## WHAT YOU HAVE TO DO
Search the records that follow and extract every line containing the string "this".

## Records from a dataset
☆ ☆ ☆ ☆
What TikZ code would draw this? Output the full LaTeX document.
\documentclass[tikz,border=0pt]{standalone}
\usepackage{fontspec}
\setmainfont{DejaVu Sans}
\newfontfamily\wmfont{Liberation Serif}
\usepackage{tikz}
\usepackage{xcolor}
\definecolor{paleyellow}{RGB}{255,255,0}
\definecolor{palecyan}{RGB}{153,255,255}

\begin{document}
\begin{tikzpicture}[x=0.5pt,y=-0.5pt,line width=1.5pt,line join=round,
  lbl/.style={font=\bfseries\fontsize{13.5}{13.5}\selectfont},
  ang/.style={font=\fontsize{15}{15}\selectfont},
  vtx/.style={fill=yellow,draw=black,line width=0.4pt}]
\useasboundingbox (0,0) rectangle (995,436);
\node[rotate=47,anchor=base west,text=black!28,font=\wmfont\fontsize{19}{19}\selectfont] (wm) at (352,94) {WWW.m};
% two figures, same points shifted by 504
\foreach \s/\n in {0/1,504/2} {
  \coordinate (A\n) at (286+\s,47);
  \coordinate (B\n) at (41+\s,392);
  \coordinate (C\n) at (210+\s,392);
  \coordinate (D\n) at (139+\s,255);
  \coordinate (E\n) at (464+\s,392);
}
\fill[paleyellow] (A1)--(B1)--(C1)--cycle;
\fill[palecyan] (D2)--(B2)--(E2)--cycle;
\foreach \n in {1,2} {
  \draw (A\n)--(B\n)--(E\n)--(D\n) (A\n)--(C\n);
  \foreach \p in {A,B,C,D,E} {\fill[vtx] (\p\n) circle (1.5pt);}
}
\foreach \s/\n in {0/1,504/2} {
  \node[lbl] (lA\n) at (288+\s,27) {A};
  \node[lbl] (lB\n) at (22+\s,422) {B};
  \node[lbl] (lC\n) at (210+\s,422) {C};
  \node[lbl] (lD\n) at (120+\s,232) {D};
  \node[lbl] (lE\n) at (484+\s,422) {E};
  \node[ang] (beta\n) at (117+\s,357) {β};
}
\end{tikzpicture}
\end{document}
☆ ☆ ☆ ☆
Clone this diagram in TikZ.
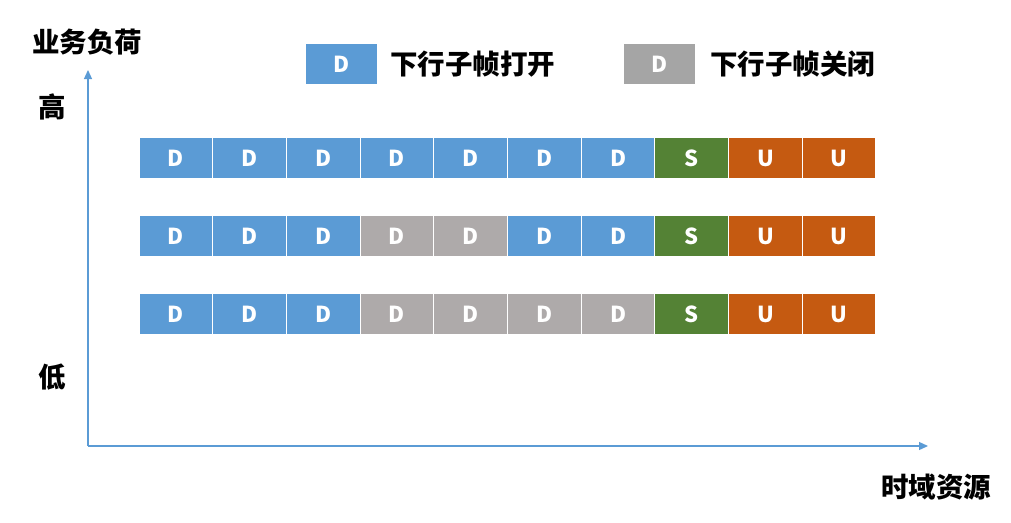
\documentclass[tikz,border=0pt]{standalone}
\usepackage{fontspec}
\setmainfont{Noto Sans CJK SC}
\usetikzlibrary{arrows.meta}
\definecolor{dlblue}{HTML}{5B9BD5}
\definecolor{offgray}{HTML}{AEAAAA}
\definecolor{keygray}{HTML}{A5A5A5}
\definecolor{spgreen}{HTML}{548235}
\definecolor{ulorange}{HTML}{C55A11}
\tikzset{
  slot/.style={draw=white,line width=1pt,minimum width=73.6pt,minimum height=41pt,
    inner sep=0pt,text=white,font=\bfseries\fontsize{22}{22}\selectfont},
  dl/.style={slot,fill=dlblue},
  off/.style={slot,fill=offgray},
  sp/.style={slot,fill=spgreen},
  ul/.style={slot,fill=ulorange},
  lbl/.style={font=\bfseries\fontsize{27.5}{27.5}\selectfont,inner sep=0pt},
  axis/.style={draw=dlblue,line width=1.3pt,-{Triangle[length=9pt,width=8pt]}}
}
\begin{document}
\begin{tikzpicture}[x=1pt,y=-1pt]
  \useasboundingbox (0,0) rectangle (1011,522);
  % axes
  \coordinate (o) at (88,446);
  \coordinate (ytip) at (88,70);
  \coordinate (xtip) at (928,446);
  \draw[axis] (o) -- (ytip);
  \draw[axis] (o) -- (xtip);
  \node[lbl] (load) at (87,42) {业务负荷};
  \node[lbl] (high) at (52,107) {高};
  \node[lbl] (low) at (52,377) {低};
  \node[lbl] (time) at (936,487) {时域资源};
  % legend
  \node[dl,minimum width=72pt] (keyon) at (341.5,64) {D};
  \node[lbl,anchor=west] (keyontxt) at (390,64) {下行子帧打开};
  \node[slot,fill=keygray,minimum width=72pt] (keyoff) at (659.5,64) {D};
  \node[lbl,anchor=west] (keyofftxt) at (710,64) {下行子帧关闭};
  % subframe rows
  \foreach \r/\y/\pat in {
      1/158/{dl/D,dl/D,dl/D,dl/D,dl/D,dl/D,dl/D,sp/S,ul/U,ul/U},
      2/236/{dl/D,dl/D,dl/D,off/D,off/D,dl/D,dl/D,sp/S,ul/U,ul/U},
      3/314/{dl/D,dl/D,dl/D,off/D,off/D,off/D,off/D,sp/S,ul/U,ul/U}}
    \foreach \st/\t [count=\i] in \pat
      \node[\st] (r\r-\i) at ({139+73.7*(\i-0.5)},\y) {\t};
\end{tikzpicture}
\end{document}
☆ ☆ ☆ ☆
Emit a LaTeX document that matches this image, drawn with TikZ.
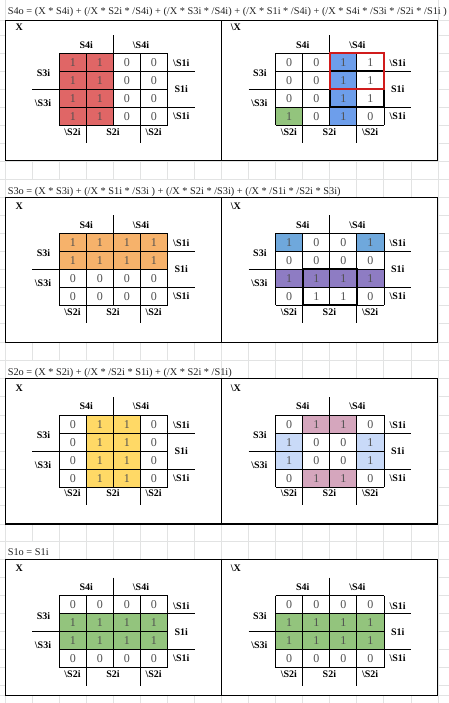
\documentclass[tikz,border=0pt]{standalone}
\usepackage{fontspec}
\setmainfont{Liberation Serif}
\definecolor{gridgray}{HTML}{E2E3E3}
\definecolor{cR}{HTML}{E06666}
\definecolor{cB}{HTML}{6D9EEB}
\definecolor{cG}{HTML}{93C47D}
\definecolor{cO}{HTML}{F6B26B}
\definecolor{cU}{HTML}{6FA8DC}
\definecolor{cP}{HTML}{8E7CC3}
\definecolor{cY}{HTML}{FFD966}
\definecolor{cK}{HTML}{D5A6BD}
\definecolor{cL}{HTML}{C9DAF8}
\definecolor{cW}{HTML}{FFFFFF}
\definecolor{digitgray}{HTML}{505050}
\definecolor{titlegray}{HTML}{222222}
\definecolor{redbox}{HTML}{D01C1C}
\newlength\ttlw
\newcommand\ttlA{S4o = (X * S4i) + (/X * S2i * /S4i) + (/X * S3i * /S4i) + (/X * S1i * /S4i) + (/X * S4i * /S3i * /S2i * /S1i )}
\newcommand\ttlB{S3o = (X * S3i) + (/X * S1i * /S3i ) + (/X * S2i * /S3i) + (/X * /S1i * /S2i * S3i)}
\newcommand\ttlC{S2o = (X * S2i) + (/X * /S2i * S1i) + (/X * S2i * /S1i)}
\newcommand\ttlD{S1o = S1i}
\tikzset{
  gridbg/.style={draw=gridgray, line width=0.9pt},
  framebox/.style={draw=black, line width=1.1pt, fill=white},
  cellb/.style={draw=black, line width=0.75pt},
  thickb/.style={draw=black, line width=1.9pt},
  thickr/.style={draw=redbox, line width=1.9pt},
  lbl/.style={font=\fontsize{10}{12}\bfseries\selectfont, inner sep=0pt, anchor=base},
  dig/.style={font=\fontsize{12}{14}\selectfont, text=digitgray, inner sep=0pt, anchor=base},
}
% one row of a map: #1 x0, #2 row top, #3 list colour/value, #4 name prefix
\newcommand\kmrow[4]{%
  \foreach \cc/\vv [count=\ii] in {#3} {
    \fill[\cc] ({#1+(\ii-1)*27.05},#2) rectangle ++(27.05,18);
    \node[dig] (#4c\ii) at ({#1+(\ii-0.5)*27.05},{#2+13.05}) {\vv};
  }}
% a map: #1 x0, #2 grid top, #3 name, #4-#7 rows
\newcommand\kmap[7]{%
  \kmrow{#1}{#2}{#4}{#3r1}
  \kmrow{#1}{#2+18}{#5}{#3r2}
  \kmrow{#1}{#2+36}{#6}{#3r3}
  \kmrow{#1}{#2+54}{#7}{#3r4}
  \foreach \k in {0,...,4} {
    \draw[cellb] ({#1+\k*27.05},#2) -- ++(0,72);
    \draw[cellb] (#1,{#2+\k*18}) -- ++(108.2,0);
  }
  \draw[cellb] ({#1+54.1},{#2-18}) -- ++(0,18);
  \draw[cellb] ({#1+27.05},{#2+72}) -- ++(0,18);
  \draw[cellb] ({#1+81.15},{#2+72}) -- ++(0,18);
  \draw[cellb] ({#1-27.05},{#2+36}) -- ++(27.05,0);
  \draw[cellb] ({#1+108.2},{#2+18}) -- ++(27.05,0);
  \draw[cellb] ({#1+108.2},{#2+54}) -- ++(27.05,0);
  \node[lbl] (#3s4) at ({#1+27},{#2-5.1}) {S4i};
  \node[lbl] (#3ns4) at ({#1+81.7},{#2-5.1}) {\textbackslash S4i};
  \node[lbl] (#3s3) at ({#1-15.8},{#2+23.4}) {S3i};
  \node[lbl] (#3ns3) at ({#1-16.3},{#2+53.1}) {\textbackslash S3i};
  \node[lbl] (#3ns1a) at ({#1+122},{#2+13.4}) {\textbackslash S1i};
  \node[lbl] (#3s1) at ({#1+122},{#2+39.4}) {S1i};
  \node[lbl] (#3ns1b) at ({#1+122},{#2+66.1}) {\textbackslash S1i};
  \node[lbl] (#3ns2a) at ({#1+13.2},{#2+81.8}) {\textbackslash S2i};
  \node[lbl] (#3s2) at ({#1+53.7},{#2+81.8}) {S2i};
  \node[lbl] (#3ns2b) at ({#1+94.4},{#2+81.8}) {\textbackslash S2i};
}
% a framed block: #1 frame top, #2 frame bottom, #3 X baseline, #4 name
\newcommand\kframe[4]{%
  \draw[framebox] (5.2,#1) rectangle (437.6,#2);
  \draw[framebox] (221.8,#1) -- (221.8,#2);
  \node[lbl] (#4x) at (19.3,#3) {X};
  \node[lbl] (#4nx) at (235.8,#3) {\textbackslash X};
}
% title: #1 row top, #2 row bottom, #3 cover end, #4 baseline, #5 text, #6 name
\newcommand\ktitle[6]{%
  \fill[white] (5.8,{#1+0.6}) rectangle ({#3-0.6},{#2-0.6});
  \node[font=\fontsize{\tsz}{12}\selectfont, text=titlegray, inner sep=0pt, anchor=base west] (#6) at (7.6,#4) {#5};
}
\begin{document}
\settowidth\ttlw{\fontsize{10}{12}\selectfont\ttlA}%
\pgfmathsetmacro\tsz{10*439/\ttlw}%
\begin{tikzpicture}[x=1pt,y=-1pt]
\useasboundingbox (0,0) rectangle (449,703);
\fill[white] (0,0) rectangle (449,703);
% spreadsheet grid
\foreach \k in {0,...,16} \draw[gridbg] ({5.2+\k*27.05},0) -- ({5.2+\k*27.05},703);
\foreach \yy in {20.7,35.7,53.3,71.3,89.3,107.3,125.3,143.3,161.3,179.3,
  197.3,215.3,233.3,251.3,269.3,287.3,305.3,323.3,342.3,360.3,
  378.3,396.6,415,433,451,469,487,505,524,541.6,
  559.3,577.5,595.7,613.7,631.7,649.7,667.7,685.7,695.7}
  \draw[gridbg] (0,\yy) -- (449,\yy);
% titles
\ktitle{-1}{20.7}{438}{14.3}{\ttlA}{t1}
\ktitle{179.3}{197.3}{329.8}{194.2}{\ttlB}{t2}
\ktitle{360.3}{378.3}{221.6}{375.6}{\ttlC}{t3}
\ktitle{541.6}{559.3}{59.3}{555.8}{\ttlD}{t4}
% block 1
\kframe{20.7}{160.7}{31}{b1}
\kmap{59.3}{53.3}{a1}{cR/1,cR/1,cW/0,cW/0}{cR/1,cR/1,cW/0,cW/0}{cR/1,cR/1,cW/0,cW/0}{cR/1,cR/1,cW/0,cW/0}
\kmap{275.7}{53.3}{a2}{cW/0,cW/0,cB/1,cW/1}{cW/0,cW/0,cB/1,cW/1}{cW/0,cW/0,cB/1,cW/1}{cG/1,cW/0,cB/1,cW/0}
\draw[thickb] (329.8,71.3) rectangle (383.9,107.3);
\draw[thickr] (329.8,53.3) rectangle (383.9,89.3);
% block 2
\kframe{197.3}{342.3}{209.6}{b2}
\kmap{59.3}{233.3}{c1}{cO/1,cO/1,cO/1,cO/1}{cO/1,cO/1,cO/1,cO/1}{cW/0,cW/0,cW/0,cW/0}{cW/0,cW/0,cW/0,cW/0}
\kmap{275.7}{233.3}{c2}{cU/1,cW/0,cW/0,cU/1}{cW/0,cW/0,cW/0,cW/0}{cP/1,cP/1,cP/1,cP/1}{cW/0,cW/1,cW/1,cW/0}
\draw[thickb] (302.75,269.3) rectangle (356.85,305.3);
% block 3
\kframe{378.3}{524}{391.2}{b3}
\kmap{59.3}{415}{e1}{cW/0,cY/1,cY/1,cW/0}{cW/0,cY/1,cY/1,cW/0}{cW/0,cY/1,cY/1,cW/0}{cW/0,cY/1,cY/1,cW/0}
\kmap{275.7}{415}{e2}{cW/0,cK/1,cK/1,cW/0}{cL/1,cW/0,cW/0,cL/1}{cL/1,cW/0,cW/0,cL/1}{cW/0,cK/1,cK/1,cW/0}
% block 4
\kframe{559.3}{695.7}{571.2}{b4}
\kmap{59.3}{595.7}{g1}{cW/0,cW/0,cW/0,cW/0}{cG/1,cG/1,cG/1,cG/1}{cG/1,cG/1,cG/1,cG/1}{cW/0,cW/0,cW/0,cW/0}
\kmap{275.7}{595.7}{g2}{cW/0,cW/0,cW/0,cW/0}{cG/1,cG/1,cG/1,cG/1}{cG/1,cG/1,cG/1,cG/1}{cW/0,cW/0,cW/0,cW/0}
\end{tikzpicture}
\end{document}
☆ ☆ ☆ ☆
## TASK OUTPUT
What TikZ code would draw this? Output the full LaTeX document.
Clone this diagram in TikZ.
Emit a LaTeX document that matches this image, drawn with TikZ.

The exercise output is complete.